It’s Cinco de Mayo! My husband and I are huge Mexican food fans, and we probably eat some form of Mexican dish at least once a week. Sometimes I make it; sometimes the local Mexican restaurants does the work for me.
Chicken fajita pizza.
Margaritas. (Are you noticing a trend? Hey – we’ve all got our favorite things!)
And this chicken fajita fried rice.
I love fried rice, and it is an amazingly simple way to use up leftover plain rice. Or you can make a big pot of rice, freeze it in bags, and pull it out just for recipes like this!
This fried rice is a twist on your typical fried rice, because it is Mexican-flavor inspired. Instead of soy sauce, plain chicken and mixed veggies, this fried rice stars taco sauce, fajita-seasoned chicken, and peppers and beans.
There’s one ingredient missing from my fajita fried rice that may seem glaringly obvious – onions. Who doesn’t use onions when they make fajitas? I don’t. I actually have an onion intolerance, so eating onions causes very uncomfortable side effects; so, we don’t use onion of any sort in our house.
I love this dish without onion, but feel free to toss in some sliced onion so it’s exactly like your favorite fajitas!
Tip: Make your chicken and rice ahead of time. That way, all you need is the skillet for an easy, one-pot meal!
What are you eating for Cinco de Mayo? Share your favorite recipes – food and drink! – with me in the comments!

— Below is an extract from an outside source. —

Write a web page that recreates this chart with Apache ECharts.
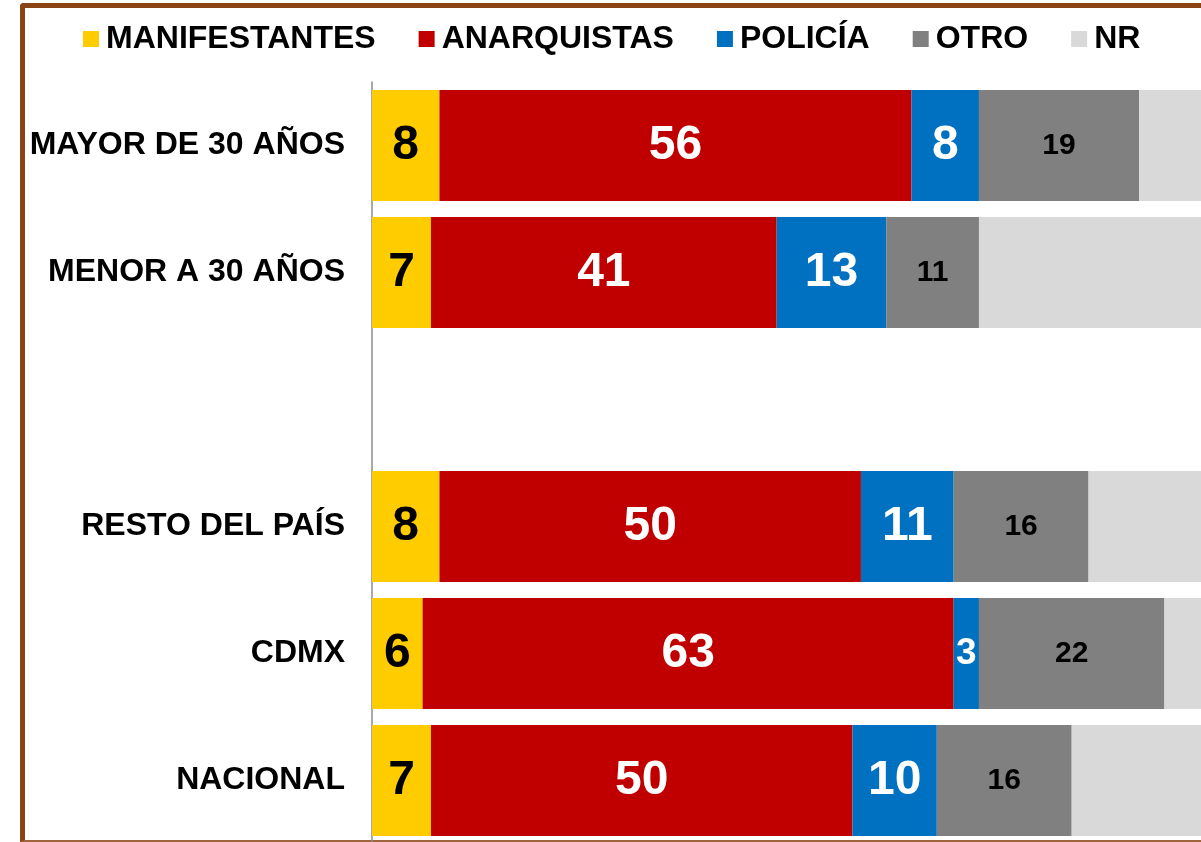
<!DOCTYPE html>
<html lang="es">
<head>
  <meta charset="UTF-8">
  <title>Responsables</title>
  <script src="https://cdn.jsdelivr.net/npm/echarts@6/dist/echarts.min.js"></script>
  <style>
    html, body { margin: 0; padding: 0; overflow: hidden; background: #fff; }
    #frame {
      position: absolute; left: 20px; top: 3px; width: 1300px; height: 832px;
      border-left: 5px solid #8a4314; border-top: 5px solid #8a4314; border-bottom: 2px solid #a0643c;
      border-top-left-radius: 4px;
    }
    #main { position: absolute; left: 0; top: 0; width: 1201px; height: 842px; }
  </style>
</head>
<body>
  <div id="frame"></div>
  <div id="main"></div>
  <script type="text/javascript">
    // categories, top to bottom (the empty one is the gap between groups)
    var categories = ['MAYOR DE 30 AÑOS', 'MENOR A 30 AÑOS', '', 'RESTO DEL PAÍS', 'CDMX', 'NACIONAL'];

    var manifestantes = [8, 7, '-', 8, 6, 7];
    var anarquistas = [56, 41, '-', 50, 63, 50];
    var policia = [8, 13, '-', 11, 3, 10];
    var otro = [19, 11, '-', 16, 22, 16];
    var nr = [9, 28, '-', 15, 6, 17];

    var seriesNames = ['MANIFESTANTES', 'ANARQUISTAS', 'POLICÍA', 'OTRO', 'NR'];
    var colors = ['#ffcc00', '#c00000', '#0070c0', '#808080', '#d9d9d9'];

    var font = 'Liberation Sans, Arial, sans-serif';
    var myChart = echarts.init(document.getElementById('main'));

    function bigLabel(color) {
      return { show: true, position: 'inside', color: color, fontSize: 48, fontWeight: 'bold', fontFamily: font };
    }

    // the narrow police segment of CDMX gets a smaller label
    var policiaData = policia.map(function (v, i) {
      if (i === 4) return { value: v, label: { fontSize: 37 } };
      return v;
    });

    var option = {
      animation: false,
      color: colors,
      legend: {
        left: 83,
        top: 23,
        padding: 0,
        itemWidth: 16,
        itemHeight: 16,
        itemGap: 43,
        icon: 'rect',
        textStyle: { fontSize: 32, fontWeight: 'bold', color: '#000', fontFamily: font, lineHeight: 32, padding: [0, 0, 0, 2] },
        data: seriesNames
      },
      // the plot runs past the right edge of the picture, so NR is cut off
      grid: { left: 372, top: 82, width: 843, height: 762, outerBoundsMode: 'none' },
      xAxis: { type: 'value', min: 0, max: 100, show: false },
      yAxis: {
        type: 'category',
        inverse: true,
        data: categories,
        axisLine: { lineStyle: { color: '#8c8c8c', width: 1.5 } },
        axisTick: { length: 6, lineStyle: { color: '#8c8c8c', width: 1.5 } },
        axisLabel: { margin: 27, color: '#000', fontSize: 32, fontWeight: 'bold', fontFamily: font }
      },
      series: [
        { name: seriesNames[0], type: 'bar', stack: 't', barCategoryGap: '12.6%', data: manifestantes, label: bigLabel('#000') },
        { name: seriesNames[1], type: 'bar', stack: 't', data: anarquistas, label: bigLabel('#fff') },
        { name: seriesNames[2], type: 'bar', stack: 't', data: policiaData, label: bigLabel('#fff') },
        { name: seriesNames[3], type: 'bar', stack: 't', data: otro,
          label: { show: true, position: 'inside', color: '#000', fontSize: 30, fontWeight: 'bold', fontFamily: font } },
        { name: seriesNames[4], type: 'bar', stack: 't', data: nr, label: { show: false } }
      ]
    };

    myChart.setOption(option);
  </script>
</body>
</html>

- 1 lb boneless, skinless chicken breast - cooked and shredded
- 3 c. cooked brown rice
- 3 tbsp. olive oil
- 1/2 each red, green, orange bell pepper, diced
- 1 can (15 oz) reduced sodium black beans
- 3 tbsp. mild taco sauce
- 2 eggs
- Optional toppings: queso fresco (Mexican crumbling cheese), avocado, sour cream, salsa, extra taco sauce, corn chips, tortilla chips, etc.
- 2 tsp. brown sugar
- 1 tsp. garlic powder
- 3 tsp. chili powder
- 1 tsp. garlic powder
- 1 tsp. salt
- 1 tsp. black pepper
- 1 tsp. paprika
- 1 tsp. cumin
- 1/2 tsp. ground red pepper
Measure all fajita spices into a small bowl. Stir together and set aside. (This will make more than you need, so you'll have extra for next time!)
In a large skillet, pour 1 tbsp oil over med-high. When it is hot, add peppers and cook 3-5 minutes to soften slightly.
Add rice and remaining oil. Cook for a few minutes, letting rice get crispy bits to it.
Add chicken, taco sauce and half of the fajita seasoning. Stir to combine. If it seems too dry for fajita seasoning, add 1 tbsp water.
Crack both eggs into the skillet, and stir immediately to scramble. Add black beans and stir quickly to heat.
Serve topped with: avocado, sour cream, cheese (queso fresco is perfect!), corn chips, tortilla chips, salsa, etc.